WHAT TO PRODUCE:
Extract each line where the string "that" shows up.

■ ■ ■ ■ ■ ■ ■

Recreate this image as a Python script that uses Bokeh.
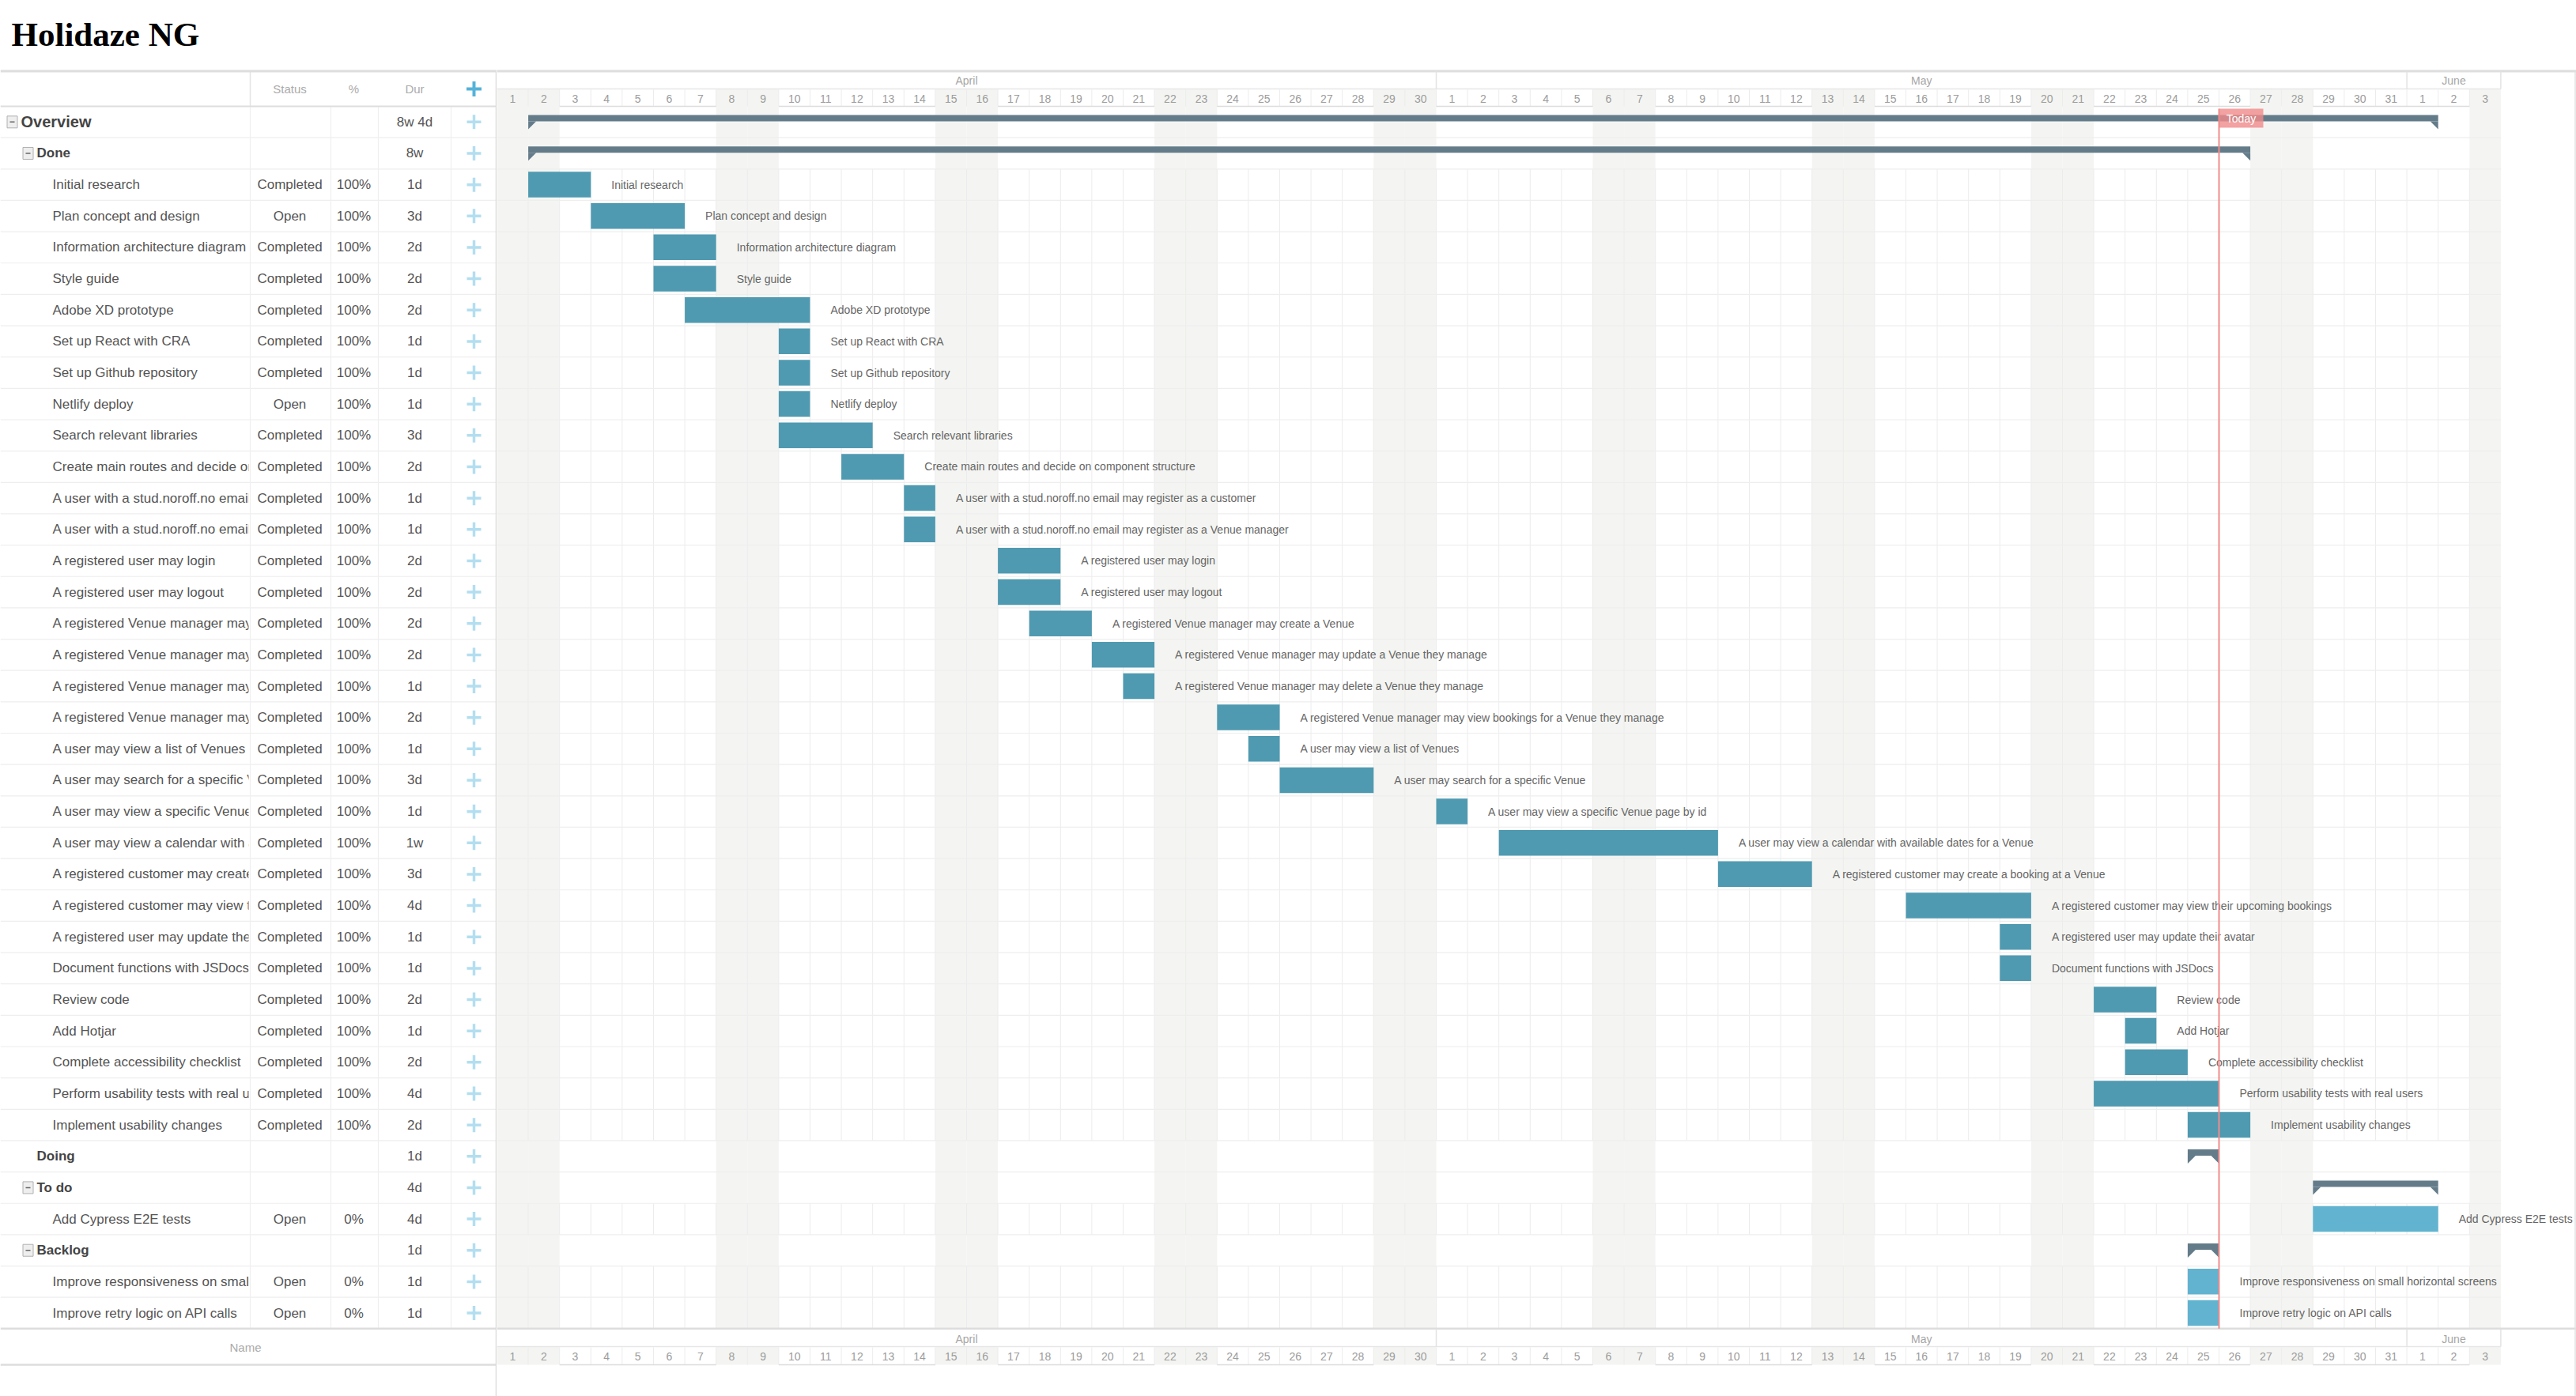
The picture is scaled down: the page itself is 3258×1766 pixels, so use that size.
import pandas as pd
from bokeh.plotting import figure
from bokeh.layouts import row
from bokeh.models import Range1d
from bokeh.embed import file_html
from bokeh.resources import INLINE
from bokeh.core.properties import value

# ---------------- data ----------------
title_text = "Holidaze NG"
header_cols = ["Status", "%", "Dur"]
footer_col = "Name"
month_labels = ["April", "May", "June"]
timeline_start = "2023-04-01"
timeline_end = "2023-06-03"
today = "2023-05-26"
today_label = "Today"

task_names = [
    "Overview", "Done", "Initial research", "Plan concept and design",
    "Information architecture diagram", "Style guide", "Adobe XD prototype",
    "Set up React with CRA", "Set up Github repository", "Netlify deploy",
    "Search relevant libraries", "Create main routes and decide on component structure",
    "A user with a stud.noroff.no email may register as a customer",
    "A user with a stud.noroff.no email may register as a Venue manager",
    "A registered user may login", "A registered user may logout",
    "A registered Venue manager may create a Venue",
    "A registered Venue manager may update a Venue they manage",
    "A registered Venue manager may delete a Venue they manage",
    "A registered Venue manager may view bookings for a Venue they manage",
    "A user may view a list of Venues", "A user may search for a specific Venue",
    "A user may view a specific Venue page by id",
    "A user may view a calendar with available dates for a Venue",
    "A registered customer may create a booking at a Venue",
    "A registered customer may view their upcoming bookings",
    "A registered user may update their avatar", "Document functions with JSDocs",
    "Review code", "Add Hotjar", "Complete accessibility checklist",
    "Perform usability tests with real users", "Implement usability changes",
    "Doing", "To do", "Add Cypress E2E tests", "Backlog",
    "Improve responsiveness on small horizontal screens",
    "Improve retry logic on API calls",
]
row_levels = [0, 1] + [2] * 31 + [1, 1, 2, 1, 2, 2]
statuses = ["", ""] + ["Completed", "Open", "Completed", "Completed", "Completed",
            "Completed", "Completed", "Open"] + ["Completed"] * 23 + \
           ["", "", "Open", "", "Open", "Open"]
progress = ["", ""] + ["100%"] * 31 + ["", "", "0%", "", "0%", "0%"]
durations = ["8w 4d", "8w", "1d", "3d", "2d", "2d", "2d", "1d", "1d", "1d", "3d", "2d",
             "1d", "1d", "2d", "2d", "2d", "2d", "1d", "2d", "1d", "3d", "1d", "1w",
             "3d", "4d", "1d", "1d", "2d", "1d", "2d", "4d", "2d", "1d", "4d", "4d",
             "1d", "1d", "1d"]
start_dates = ["2023-04-02", "2023-04-02", "2023-04-02", "2023-04-04", "2023-04-06",
               "2023-04-06", "2023-04-07", "2023-04-10", "2023-04-10", "2023-04-10",
               "2023-04-10", "2023-04-12", "2023-04-14", "2023-04-14", "2023-04-17",
               "2023-04-17", "2023-04-18", "2023-04-20", "2023-04-21", "2023-04-24",
               "2023-04-25", "2023-04-26", "2023-05-01", "2023-05-03", "2023-05-10",
               "2023-05-16", "2023-05-19", "2023-05-19", "2023-05-22", "2023-05-23",
               "2023-05-23", "2023-05-22", "2023-05-25", "2023-05-25", "2023-05-29",
               "2023-05-29", "2023-05-25", "2023-05-25", "2023-05-25"]
end_dates = ["2023-06-01", "2023-05-26", "2023-04-03", "2023-04-06", "2023-04-07",
             "2023-04-07", "2023-04-10", "2023-04-10", "2023-04-10", "2023-04-10",
             "2023-04-12", "2023-04-13", "2023-04-14", "2023-04-14", "2023-04-18",
             "2023-04-18", "2023-04-19", "2023-04-21", "2023-04-21", "2023-04-25",
             "2023-04-25", "2023-04-28", "2023-05-01", "2023-05-09", "2023-05-12",
             "2023-05-19", "2023-05-19", "2023-05-19", "2023-05-23", "2023-05-23",
             "2023-05-24", "2023-05-25", "2023-05-26", "2023-05-25", "2023-06-01",
             "2023-06-01", "2023-05-25", "2023-05-25", "2023-05-25"]

# ---------------- geometry ----------------
W, H = 3258, 1766
LEFT_W = 628
DAY_PX = 39.6
ROW_PX = 39.65
BODY_TOP = 134.0
N = len(task_names)
FONT = value("Liberation Sans")


def ry(pix):
    return (pix - BODY_TOP) / ROW_PX


t0 = pd.Timestamp(timeline_start)
days = pd.date_range(timeline_start, timeline_end)
n_days = len(days)
starts = [(pd.Timestamp(s) - t0).days for s in start_dates]
ends = [(pd.Timestamp(e) - t0).days + 1 for e in end_dates]
weekend = [d.weekday() >= 5 for d in days]
td = (pd.Timestamp(today) - t0).days

# weekday runs
wd_runs = []
i = 0
while i < n_days:
    if not weekend[i]:
        j = i
        while j < n_days and not weekend[j]:
            j += 1
        wd_runs.append((i, j))
        i = j
    else:
        i += 1

# task row runs
task_runs = []
i = 0
while i < N:
    if row_levels[i] == 2:
        j = i
        while j < N and row_levels[j] == 2:
            j += 1
        task_runs.append((i, j))
        i = j
    else:
        i += 1

has_children = [i + 1 < N and row_levels[i + 1] > row_levels[i] for i in range(N)]

# ---------------- right: timeline ----------------
xr_end = (W - LEFT_W) / DAY_PX
pr = figure(width=W - LEFT_W, height=H, x_range=Range1d(0, xr_end),
            y_range=Range1d(ry(H), ry(0)), output_backend="svg",
            toolbar_location=None, x_axis_location=None, y_axis_location=None,
            min_border=0, outline_line_color=None, background_fill_color="white",
            border_fill_color="white")
pr.grid.visible = False

we_idx = [k for k in range(n_days) if weekend[k]]
pr.quad(left=we_idx, right=[k + 1 for k in we_idx], top=ry(112), bottom=N,
        fill_color="#f4f5f2", line_color=None)
pr.quad(left=we_idx, right=[k + 1 for k in we_idx], top=ry(1703), bottom=ry(1726),
        fill_color="#f4f5f2", line_color=None)

# vertical day lines
vx0, vy0, vx1, vy1 = [], [], [], []
for b in range(1, n_days):
    for (r0, r1) in task_runs:
        vx0.append(b); vy0.append(r0); vx1.append(b); vy1.append(r1)
    vx0.append(b); vy0.append(ry(113)); vx1.append(b); vy1.append(ry(134))
    vx0.append(b); vy0.append(ry(1704)); vx1.append(b); vy1.append(ry(1726))
pr.segment(x0=vx0, y0=vy0, x1=vx1, y1=vy1, line_color="#ececec", line_width=1)

# horizontal row lines
pr.segment(x0=[0] * (N - 1), y0=list(range(1, N)), x1=[n_days] * (N - 1),
           y1=list(range(1, N)), line_color="#eeeeee", line_width=1.2)

# header / footer lines
pr.segment(x0=[0], y0=[ry(89.5)], x1=[xr_end], y1=[ry(89.5)], line_color="#dddddd", line_width=3)
pr.segment(x0=[0, 0], y0=[ry(112), ry(1703)], x1=[n_days, n_days], y1=[ry(112), ry(1703)],
           line_color="#e6e6e6", line_width=1.5)
pr.segment(x0=[0], y0=[N], x1=[xr_end], y1=[N], line_color="#dddddd", line_width=2.5)
pr.segment(x0=[a for a, b in wd_runs] * 2, y0=[0] * len(wd_runs) + [ry(1726)] * len(wd_runs),
           x1=[b for a, b in wd_runs] * 2, y1=[0] * len(wd_runs) + [ry(1726)] * len(wd_runs),
           line_color="#dcdcdc", line_width=1.5)

# months
month_start_idx = [k for k in range(n_days) if days[k].day == 1 or k == 0]
month_bounds = month_start_idx + [n_days]
sep = [b for b in month_bounds if b > 0]
pr.segment(x0=sep + sep, y0=[ry(90)] * len(sep) + [ry(1681)] * len(sep),
           x1=sep + sep, y1=[ry(112)] * len(sep) + [ry(1703)] * len(sep),
           line_color="#e3e3e3", line_width=1.5)
mx = [(month_bounds[k] + month_bounds[k + 1]) / 2 for k in range(len(month_labels))]
pr.text(x=mx + mx, y=[ry(101)] * len(mx) + [ry(1693)] * len(mx), text=month_labels + month_labels,
        text_font=FONT, text_font_size="14px", text_color="#a6a6a6",
        text_align="center", text_baseline="middle")

day_x = [k + 0.5 for k in range(n_days)]
day_txt = [str(d.day) for d in days]
pr.text(x=day_x + day_x, y=[ry(124)] * n_days + [ry(1715)] * n_days, text=day_txt + day_txt,
        text_font=FONT, text_font_size="14px", text_color="#9c9c9c",
        text_align="center", text_baseline="middle")

# summary bars
sum_rows = [k for k in range(N) if row_levels[k] < 2]
fx = 10 / DAY_PX
pr.quad(left=[starts[k] for k in sum_rows], right=[ends[k] for k in sum_rows],
        top=[k + 11 / ROW_PX for k in sum_rows], bottom=[k + 19 / ROW_PX for k in sum_rows],
        fill_color="#647c8a", line_color=None)
xs, ys = [], []
for k in sum_rows:
    b = k + 19 / ROW_PX
    f = k + 29 / ROW_PX
    xs.append([starts[k], starts[k], starts[k] + fx]); ys.append([b, f, b])
    xs.append([ends[k], ends[k], ends[k] - fx]); ys.append([b, f, b])
pr.patches(xs=xs, ys=ys, fill_color="#647c8a", line_color=None)

# task bars
task_rows = [k for k in range(N) if row_levels[k] == 2]
bar_col = ["#4f9ab1" if progress[k] == "100%" else "#62b3cf" for k in task_rows]
pr.quad(left=[starts[k] for k in task_rows], right=[ends[k] for k in task_rows],
        top=[k + 3.5 / ROW_PX for k in task_rows], bottom=[k + 36 / ROW_PX for k in task_rows],
        fill_color=bar_col, line_color=None)
pr.text(x=[ends[k] + 26 / DAY_PX for k in task_rows], y=[k + 0.5 for k in task_rows],
        text=[task_names[k] for k in task_rows], text_font=FONT, text_font_size="14px",
        text_color="#666666", text_align="left", text_baseline="middle")

# today marker
pr.segment(x0=[td], y0=[ry(137)], x1=[td], y1=[N], line_color="#f08c8c", line_width=2)
pr.quad(left=[td], right=[td + 56 / DAY_PX], top=[ry(137)], bottom=[ry(161)],
        fill_color="#f08a8a", fill_alpha=0.8, line_color=None)
pr.text(x=[td + 28 / DAY_PX], y=[ry(149)], text=[today_label], text_font=FONT,
        text_font_size="14px", text_color="#ffffff", text_align="center", text_baseline="middle")

# right edge
pr.segment(x0=[xr_end - 1.5 / DAY_PX], y0=[ry(90)], x1=[xr_end - 1.5 / DAY_PX], y1=[ry(H)],
           line_color="#e2e2e2", line_width=1.5)

# ---------------- left: table ----------------
pl = figure(width=LEFT_W, height=H, x_range=Range1d(0, LEFT_W),
            y_range=Range1d(ry(H), ry(0)), output_backend="svg",
            toolbar_location=None, x_axis_location=None, y_axis_location=None,
            min_border=0, outline_line_color=None, background_fill_color="white",
            border_fill_color="white")
pl.grid.visible = False

pl.text(x=[14], y=[ry(43)], text=[title_text], text_font=value("Liberation Serif"),
        text_font_style="bold", text_font_size="43px", text_color="#000000",
        text_baseline="middle", text_align="left")

name_x = {0: 26, 1: 46, 2: 66}
name_size = {0: "20px", 1: "17px", 2: "17px"}
for lvl in (0, 1, 2):
    rr = [k for k in range(N) if row_levels[k] == lvl]
    pl.text(x=[name_x[lvl]] * len(rr), y=[k + 0.5 for k in rr], text=[task_names[k] for k in rr],
            text_font=FONT, text_font_size=name_size[lvl],
            text_font_style="bold" if lvl < 2 else "normal",
            text_color="#444444" if lvl < 2 else "#555555",
            text_align="left", text_baseline="middle")

# clip name column
pl.quad(left=[314], right=[LEFT_W], top=[0], bottom=[N], fill_color="white", line_color=None)

pl.segment(x0=[0] * (N - 1), y0=list(range(1, N)), x1=[LEFT_W] * (N - 1), y1=list(range(1, N)),
           line_color="#eeeeee", line_width=1.2)
cols = [316, 418, 478, 570]
pl.segment(x0=cols, y0=[0] * 4, x1=cols, y1=[N] * 4, line_color="#efefef", line_width=1.2)
pl.segment(x0=[316], y0=[ry(90)], x1=[316], y1=[0], line_color="#e4e4e4", line_width=1.5)

pl.segment(x0=[0], y0=[ry(89.5)], x1=[LEFT_W], y1=[ry(89.5)], line_color="#dddddd", line_width=3)
pl.segment(x0=[0], y0=[0], x1=[LEFT_W], y1=[0], line_color="#dddddd", line_width=2)
pl.text(x=[366, 447, 524], y=[ry(112)] * 3, text=header_cols, text_font=FONT,
        text_font_size="15px", text_color="#ababab", text_align="center", text_baseline="middle")
pl.scatter(x=[599], y=[ry(112)], marker="cross", size=19, line_width=4, line_color="#55b3d8")

pl.text(x=[366] * N, y=[k + 0.5 for k in range(N)], text=statuses, text_font=FONT,
        text_font_size="17px", text_color="#555555", text_align="center", text_baseline="middle")
pl.text(x=[447] * N, y=[k + 0.5 for k in range(N)], text=progress, text_font=FONT,
        text_font_size="17px", text_color="#555555", text_align="center", text_baseline="middle")
pl.text(x=[524] * N, y=[k + 0.5 for k in range(N)], text=durations, text_font=FONT,
        text_font_size="17px", text_color="#555555", text_align="center", text_baseline="middle")
pl.scatter(x=[599] * N, y=[k + 0.5 for k in range(N)], marker="cross", size=18, line_width=3.5,
           line_color="#b3def0")

# collapse boxes
box_rows = [k for k in range(N) if has_children[k]]
bx = {0: 15, 1: 35}
pl.quad(left=[bx[row_levels[k]] - 6.5 for k in box_rows], right=[bx[row_levels[k]] + 6.5 for k in box_rows],
        top=[k + 0.5 - 7.5 / ROW_PX for k in box_rows], bottom=[k + 0.5 + 7.5 / ROW_PX for k in box_rows],
        fill_color="#eeeeee", line_color="#b0b0b0", line_width=1)
pl.segment(x0=[bx[row_levels[k]] - 3 for k in box_rows], y0=[k + 0.5 for k in box_rows],
           x1=[bx[row_levels[k]] + 3 for k in box_rows], y1=[k + 0.5 for k in box_rows],
           line_color="#666666", line_width=1.5)

# footer
pl.segment(x0=[0, 0], y0=[N, ry(1726)], x1=[LEFT_W, LEFT_W], y1=[N, ry(1726)],
           line_color="#dddddd", line_width=2.5)
pl.text(x=[310], y=[ry(1704)], text=[footer_col], text_font=FONT, text_font_size="15px",
        text_color="#ababab", text_align="center", text_baseline="middle")

# divider
pl.segment(x0=[627], y0=[ry(90)], x1=[627], y1=[ry(H)], line_color="#d9d9d9", line_width=1.5)

layout = row(pl, pr)
open("out.html", "w").write(file_html(layout, INLINE))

■ ■ ■ ■ ■ ■ ■

WRITTEN REPLY:
Recreate this image as a Python script that uses Bokeh.
The picture is scaled down: the page itself is 3258×1766 pixels, so use that size.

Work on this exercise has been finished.